┏━━

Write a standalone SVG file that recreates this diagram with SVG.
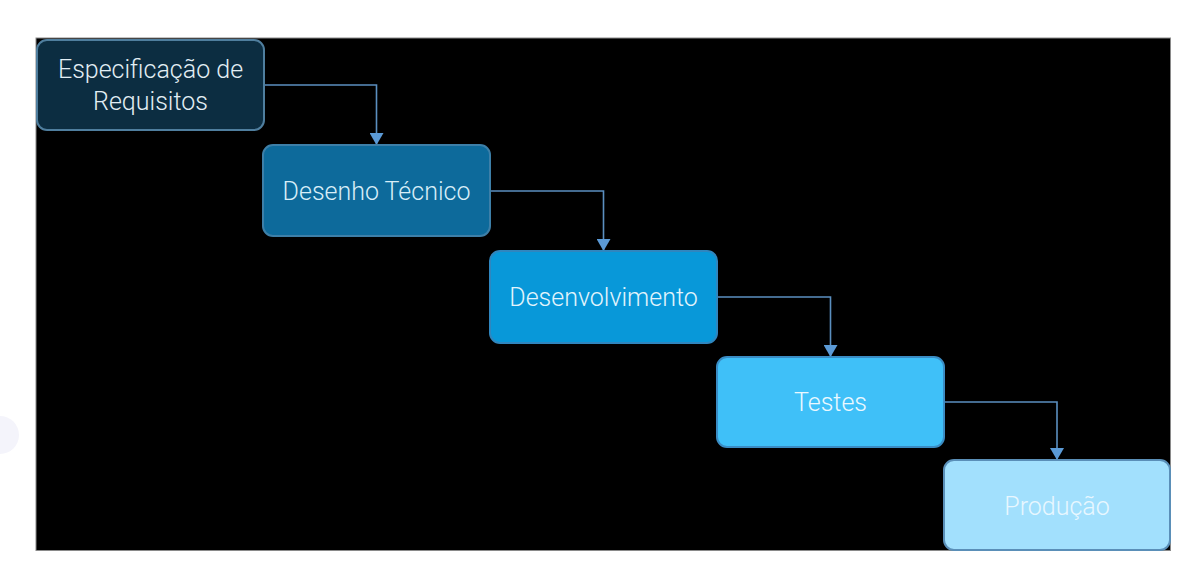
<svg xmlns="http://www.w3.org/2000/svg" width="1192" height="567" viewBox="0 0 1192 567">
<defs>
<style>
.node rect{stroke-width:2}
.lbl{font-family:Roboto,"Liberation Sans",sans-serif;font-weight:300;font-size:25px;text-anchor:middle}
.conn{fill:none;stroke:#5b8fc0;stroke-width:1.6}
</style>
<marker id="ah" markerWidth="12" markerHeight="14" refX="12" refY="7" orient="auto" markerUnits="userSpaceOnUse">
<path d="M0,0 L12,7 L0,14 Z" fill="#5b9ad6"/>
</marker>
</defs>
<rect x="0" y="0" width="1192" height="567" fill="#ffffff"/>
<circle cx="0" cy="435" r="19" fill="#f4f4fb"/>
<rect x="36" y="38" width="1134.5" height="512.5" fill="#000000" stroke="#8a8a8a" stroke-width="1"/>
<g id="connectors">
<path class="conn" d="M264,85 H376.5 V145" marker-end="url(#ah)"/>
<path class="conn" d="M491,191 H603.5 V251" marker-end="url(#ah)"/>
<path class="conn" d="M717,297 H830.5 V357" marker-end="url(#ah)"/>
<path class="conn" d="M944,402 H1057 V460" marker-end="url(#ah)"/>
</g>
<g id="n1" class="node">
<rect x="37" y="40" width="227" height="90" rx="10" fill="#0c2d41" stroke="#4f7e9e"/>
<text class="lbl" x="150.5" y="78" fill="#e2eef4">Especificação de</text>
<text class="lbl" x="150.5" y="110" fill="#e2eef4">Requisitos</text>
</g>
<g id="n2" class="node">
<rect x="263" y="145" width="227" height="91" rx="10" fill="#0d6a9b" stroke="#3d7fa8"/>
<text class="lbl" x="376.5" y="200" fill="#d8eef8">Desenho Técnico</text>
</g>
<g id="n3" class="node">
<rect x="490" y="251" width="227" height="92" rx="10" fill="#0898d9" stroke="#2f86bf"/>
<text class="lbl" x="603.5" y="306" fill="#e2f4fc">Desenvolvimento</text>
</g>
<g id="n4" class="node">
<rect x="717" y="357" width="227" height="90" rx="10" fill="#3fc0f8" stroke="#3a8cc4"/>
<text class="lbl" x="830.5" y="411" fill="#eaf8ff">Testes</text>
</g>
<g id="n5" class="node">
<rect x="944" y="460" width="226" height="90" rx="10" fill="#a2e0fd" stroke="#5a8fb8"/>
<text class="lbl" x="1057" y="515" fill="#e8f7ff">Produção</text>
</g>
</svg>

┗━━

**WORK REQUIRED:**
From the data above, write out everything exactly except the pictures.

**FINISHED TASK:**
Write a standalone SVG file that recreates this diagram with SVG.
<svg xmlns="http://www.w3.org/2000/svg" width="1192" height="567" viewBox="0 0 1192 567">
<defs>
<style>
.node rect{stroke-width:2}
.lbl{font-family:Roboto,"Liberation Sans",sans-serif;font-weight:300;font-size:25px;text-anchor:middle}
.conn{fill:none;stroke:#5b8fc0;stroke-width:1.6}
</style>
<marker id="ah" markerWidth="12" markerHeight="14" refX="12" refY="7" orient="auto" markerUnits="userSpaceOnUse">
<path d="M0,0 L12,7 L0,14 Z" fill="#5b9ad6"/>
</marker>
</defs>
<rect x="0" y="0" width="1192" height="567" fill="#ffffff"/>
<circle cx="0" cy="435" r="19" fill="#f4f4fb"/>
<rect x="36" y="38" width="1134.5" height="512.5" fill="#000000" stroke="#8a8a8a" stroke-width="1"/>
<g id="connectors">
<path class="conn" d="M264,85 H376.5 V145" marker-end="url(#ah)"/>
<path class="conn" d="M491,191 H603.5 V251" marker-end="url(#ah)"/>
<path class="conn" d="M717,297 H830.5 V357" marker-end="url(#ah)"/>
<path class="conn" d="M944,402 H1057 V460" marker-end="url(#ah)"/>
</g>
<g id="n1" class="node">
<rect x="37" y="40" width="227" height="90" rx="10" fill="#0c2d41" stroke="#4f7e9e"/>
<text class="lbl" x="150.5" y="78" fill="#e2eef4">Especificação de</text>
<text class="lbl" x="150.5" y="110" fill="#e2eef4">Requisitos</text>
</g>
<g id="n2" class="node">
<rect x="263" y="145" width="227" height="91" rx="10" fill="#0d6a9b" stroke="#3d7fa8"/>
<text class="lbl" x="376.5" y="200" fill="#d8eef8">Desenho Técnico</text>
</g>
<g id="n3" class="node">
<rect x="490" y="251" width="227" height="92" rx="10" fill="#0898d9" stroke="#2f86bf"/>
<text class="lbl" x="603.5" y="306" fill="#e2f4fc">Desenvolvimento</text>
</g>
<g id="n4" class="node">
<rect x="717" y="357" width="227" height="90" rx="10" fill="#3fc0f8" stroke="#3a8cc4"/>
<text class="lbl" x="830.5" y="411" fill="#eaf8ff">Testes</text>
</g>
<g id="n5" class="node">
<rect x="944" y="460" width="226" height="90" rx="10" fill="#a2e0fd" stroke="#5a8fb8"/>
<text class="lbl" x="1057" y="515" fill="#e8f7ff">Produção</text>
</g>
</svg>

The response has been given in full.